You do not need to know every detail at the start, but you should explain in your proposal what general analytic approach you will follow and how it links to your research question.
Consider ethics and practical constraints early
Qualitative projects often involve closer personal interaction with participants, so ethical and practical issues deserve early attention, not last minute fixes.
Key points to plan for
- Informed consent:How will you explain the study, what participation involves and participants’ rights, in language they can follow?
- Confidentiality:How will you store data securely, remove identifying details and describe your findings without exposing individuals?
- Time and workload:How long will recruitment, data collection, transcription and analysis realistically take, especially alongside other commitments?
- Institutional requirements:What forms, approvals or training does your institution expect before you begin?

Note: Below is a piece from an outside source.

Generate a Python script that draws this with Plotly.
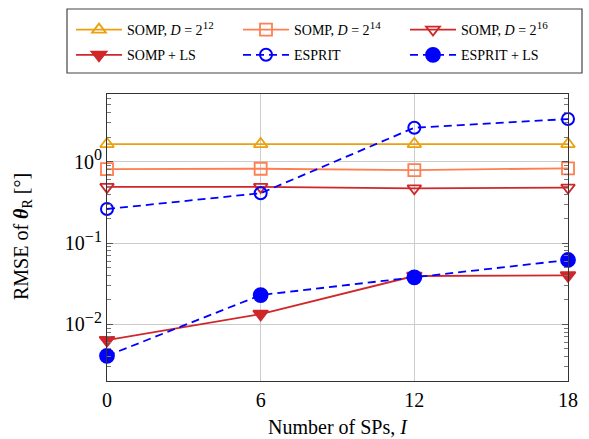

When in doubt, ask your supervisor or local ethics office for current procedures. Requirements can change over time and differ between departments.
Write your qualitative design clearly and simply
Many students worry about using complex terminology, but clarity is usually more important than jargon. Readers should be able to see how each design choice follows from your question and context.
In your proposal or methods section, try to:
- State your research question in plain language.
- Name your broad qualitative approach and briefly justify it.
- Describe who will take part, how you will recruit them and why they are relevant.
- Explain your data collection method with concrete details about what you will actually do.
- Outline your planned analytic steps and how they relate to your question.
- Mention ethical and practical considerations that shape your design.
Research practices vary widely across fields and institutions, so always align this general guidance with your local expectations and supervisory advice. With a focused question and a realistic, transparent plan, a small qualitative study can offer insights that are both manageable and meaningful.